Smart owners figure it out eventually, before it's too late to reverse course. They realize they can't make decisions, that businesses can't function co-dependently, just like people can't, even with the instant feedback provided by social media, which actually makes unhealthy relationships worse.

That's the psychology motivating "cancel culture": pussy-whipped brands acting like bitches, so to speak. It's not about standards and quality, which is a personal issue. It's about integrity, about standing for your personal beliefs.

The last season of Game Of Thrones, for instance, was almost universally panned, but it wasn't because its quality dropped, it was because people didn't like how it ended. They didn't approve of how the writers chose to conclude all their favorite storylines. When did so many people become so petty? When we bought into the belief that our input actually matters.

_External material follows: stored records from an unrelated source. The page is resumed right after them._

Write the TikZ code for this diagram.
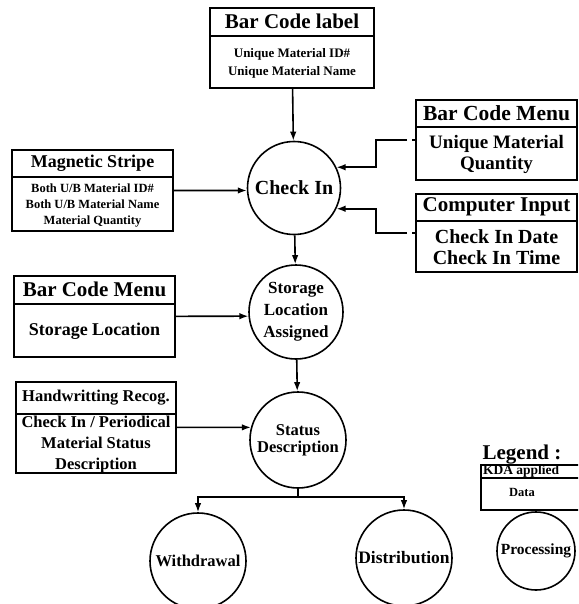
\documentclass[tikz,border=0pt]{standalone}
\usepackage{fontspec}
\setmainfont{Liberation Serif}
\usetikzlibrary{arrows.meta,positioning}
\newcommand{\txtsize}[2]{\fontsize{#1}{#2}\selectfont\bfseries}

\begin{document}
\begin{tikzpicture}[x=1pt,y=-1pt,>={Latex[length=9pt,width=6.5pt]},line width=1.6pt,
    box/.style={draw,inner sep=0pt},
    head/.style={inner sep=0pt,anchor=north},
    body/.style={inner sep=0pt,align=center},
    proc/.style={draw,circle,inner sep=0pt,align=center},
    feed/.style={->,dash pattern=on 3pt off 5pt on 400pt off 0pt}]
  \useasboundingbox (0,0) rectangle (578,604);
  \clip (0,0) rectangle (578,604);
  \fill[white] (0,0) rectangle (578,604);

  % processes
  \node[proc,minimum size=93pt,font=\txtsize{20}{21}] (checkin) at (294,188) {Check In};
  \node[proc,minimum size=94pt,font=\txtsize{17}{22}] (storage) at (296,312) {Storage\\Location\\Assigned};
  \node[proc,minimum size=96pt,font=\txtsize{16.5}{17}] (status) at (298,440) {Status\\Description};
  \node[proc,minimum size=96pt,font=\txtsize{16.5}{18}] (wd) at (198,561) {Withdrawal};
  \node[proc,minimum size=96pt,font=\txtsize{17.5}{18}] (dist) at (404,558) {Distribution};

  % data boxes
  \node[box,minimum width=164pt,minimum height=80pt] (bcl) at (292,48) {};
  \node[head,minimum height=27pt,font=\txtsize{21}{21}] (bclhead) at (bcl.north) {Bar Code label};
  \node[body,minimum height=53pt,font=\txtsize{13}{18},below=0pt of bclhead] (bclbody) {Unique Material ID\#\\Unique Material Name};
  \draw (bcl.west |- bclhead.south) -- (bcl.east |- bclhead.south);

  \node[box,minimum width=161pt,minimum height=81pt] (mag) at (92.5,190.5) {};
  \node[head,minimum height=26pt,font=\txtsize{18}{18}] (maghead) at (mag.north) {Magnetic Stripe};
  \node[body,minimum height=55pt,font=\txtsize{12.5}{16},below=0pt of maghead] (magbody) {Both U/B Material ID\#\\Both U/B Material Name\\Material Quantity};
  \draw (mag.west |- maghead.south) -- (mag.east |- maghead.south);

  \node[box,minimum width=161pt,minimum height=80pt] (menuR) at (496.5,140) {};
  \node[head,minimum height=26pt,font=\txtsize{21.5}{21}] (menuRhead) at (menuR.north) {Bar Code Menu};
  \node[body,minimum height=54pt,font=\txtsize{19}{21},below=0pt of menuRhead] (menuRbody) {Unique Material\\Quantity};
  \draw (menuR.west |- menuRhead.south) -- (menuR.east |- menuRhead.south);

  \node[box,minimum width=161pt,minimum height=78pt] (comp) at (496.5,233) {};
  \node[head,minimum height=26pt,font=\txtsize{21}{21}] (comphead) at (comp.north) {Computer Input};
  \node[body,minimum height=52pt,font=\txtsize{20}{21},below=0pt of comphead] (compbody) {Check In Date\\Check In Time};
  \draw (comp.west |- comphead.south) -- (comp.east |- comphead.south);

  \node[box,minimum width=161pt,minimum height=81pt] (menuL) at (94.5,316.5) {};
  \node[head,minimum height=27pt,font=\txtsize{21}{21}] (menuLhead) at (menuL.north) {Bar Code Menu};
  \node[body,minimum height=54pt,font=\txtsize{18}{20},below=0pt of menuLhead] (menuLbody) {Storage Location};
  \draw (menuL.west |- menuLhead.south) -- (menuL.east |- menuLhead.south);

  \node[box,minimum width=160pt,minimum height=91pt] (hand) at (96,427.5) {};
  \node[head,minimum height=31pt,font=\txtsize{16.5}{16}] (handhead) at (hand.north) {Handwritting Recog.};
  \node[body,minimum height=60pt,font=\txtsize{16.5}{21},below=0pt of handhead] (handbody) {Check In / Periodical\\Material Status\\Description};
  \draw (hand.west |- handhead.south) -- (hand.east |- handhead.south);

  % legend
  \node[font=\txtsize{21}{21}] (legtitle) at (522,455) {Legend :};
  \node[box,minimum width=109pt,minimum height=45pt] (leg) at (535.5,487.5) {};
  \node[head,anchor=north west,minimum height=12pt,font=\txtsize{13.5}{13}] (leghead) at ([xshift=2pt]leg.north west) {KDA applied};
  \draw (leg.west |- leghead.south) -- (leg.east |- leghead.south);
  \node[font=\txtsize{12.5}{12}] (legbody) at (522,492) {Data};
  \node[proc,minimum size=78pt,font=\txtsize{15.5}{17}] (legproc) at (536,551) {Processing};

  % flows
  \path[->]
    (bcl) edge (checkin)
    (mag) edge (checkin.183)
    (checkin) edge (storage)
    (menuL) edge (storage.185)
    (storage) edge (status)
    (hand) edge (status.165);
  \draw[feed] (menuR.west) -- ++(-39,0) |- (checkin.26);
  \draw[feed] (comp.west) -- ++(-39,0) |- (checkin.-26);
  \coordinate (fork) at (298,497);
  \draw[->] (status.south) -- (fork) -| (wd.north);
  \draw[->] (fork) -| (dist.north);
\end{tikzpicture}
\end{document}
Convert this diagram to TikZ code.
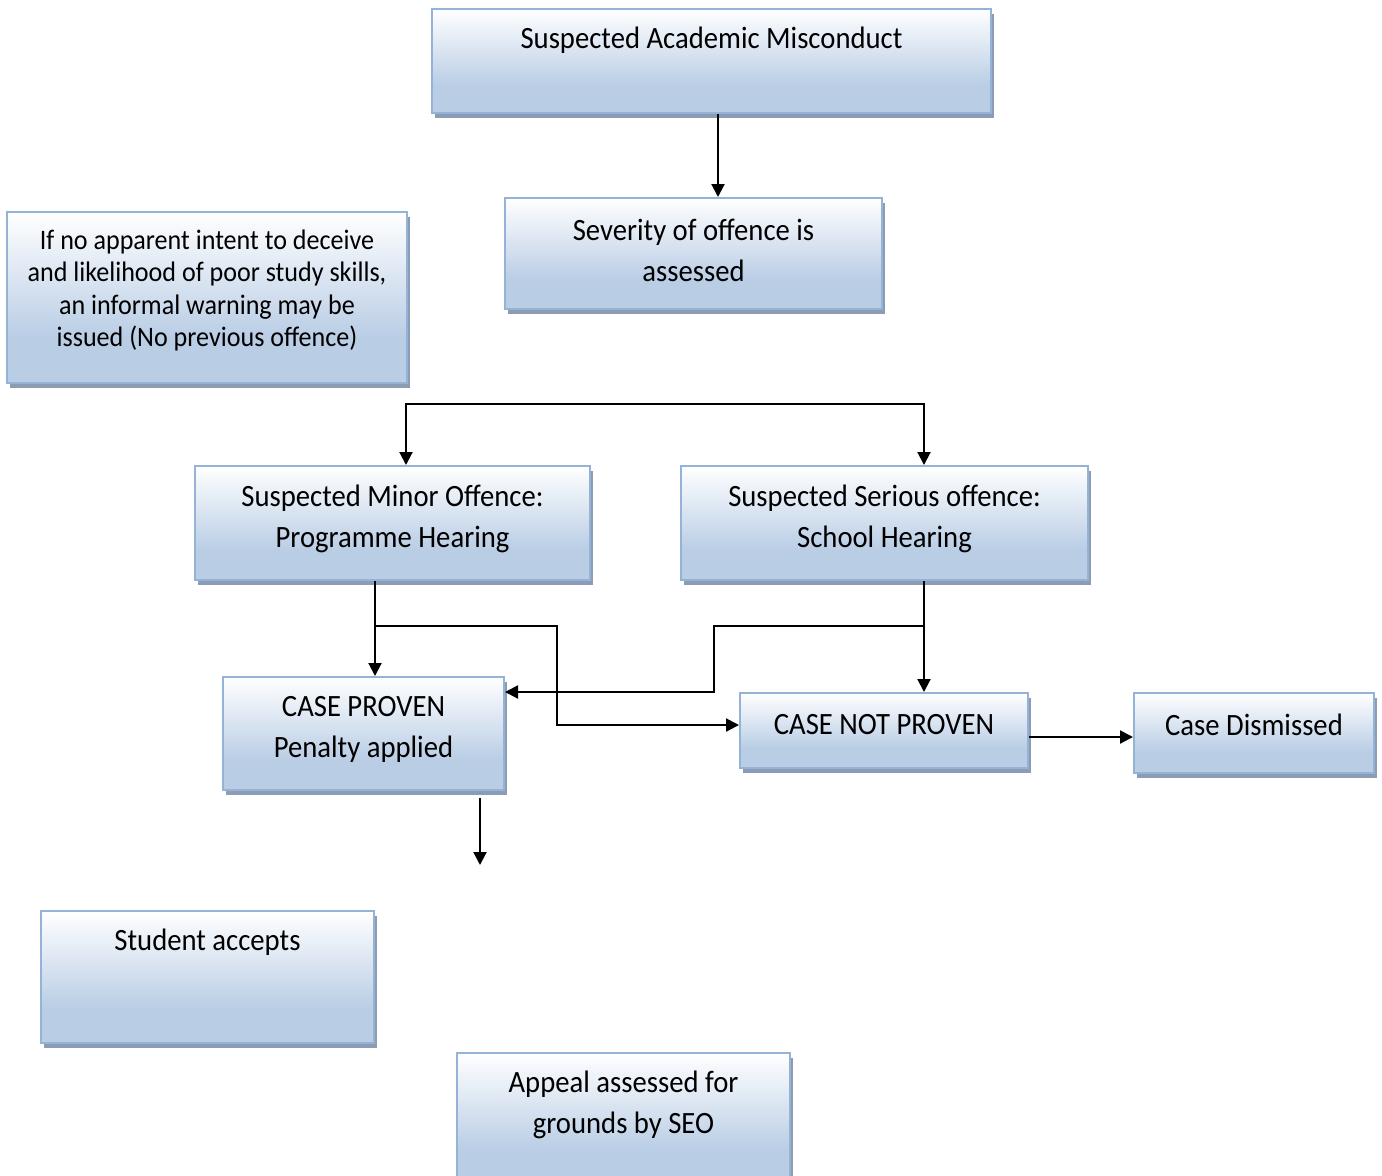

That's the bullshit, both sides of it. How can producers please everyone? How can they not? If I decide to kill off one of my characters, should I test it in some Twitter poll before I do? What if the vote is 60-40? Do I decide against my idea because I may lose 40% of my viewers? I just learned 60% of them agree. There's no answer to such questions. It's thinking like this that causes the problem.

"Cancel culture", a term I disgree with, powered by social media, is dangerous to the actual culture. It depends on the context, on your personal preferences and beliefs. If businesses are targeting a certain demographic, and they have access to instant feedback, how do you know they're not just selling you snakeoil? Demogoguery? It doesn't matter. Businesses won't last long if they practice deceit. Apply that same producer/consumer relationship dynamic to politics and religion, though, not to the marketplace of physical goods and services, which any of us are qualified to judge, but to the marketplace of ideas. Your favorite restaurant or TV show is easy to discern, but when education and laws and regulations and political representatives are the product, then is someone mindlessly catering to the greatest number of people really in any individual's best interest? Is that the best way to regulate our lives? Should our lives be regulated at all? By any means? By anyone?

The phenomenon of "cancel culture" appears to be directed against economic power in order to suppress or promote political views, but it's that method of gaining political power that's the real threat. There's a reason why governments regulate businesses and not individuals. It doesn't appear to harm us, to affect our personal lives, but every cost and loss is passed on to us just the same, otherwise the businesses would fail, so we naturally think the reverse is true, that if we take away someone's business or platform, then we'll eliminate their ideas as well.

In order to really make sense of this issue, you have to see yourself in both roles, producer and consumer. Millions of people disparaging someone for their personal views or actions in order to harm their business is not the same as simply not buying their product. It sends the wrong message. It's a political issue effectively used to deny someone's rights. It may not be illegal in a free country, because there's no use of force involved, but it's not consistent with a free country's ideals, either. It's a democratic form of tyranny, of the suppression of free speech, because most people will respond to the emotions and not the ideas.

There's a crucial difference between ideas and individuals, between disagreement and hate. Hating the haters, rather than the ideas, actually covers up all the ideas. It leads people to censor themselves rather than face their personal beliefs. The practice itself is the result of a bad idea: unlimited majority rule. The best ideas can't beat the worst ideas if they're not heard.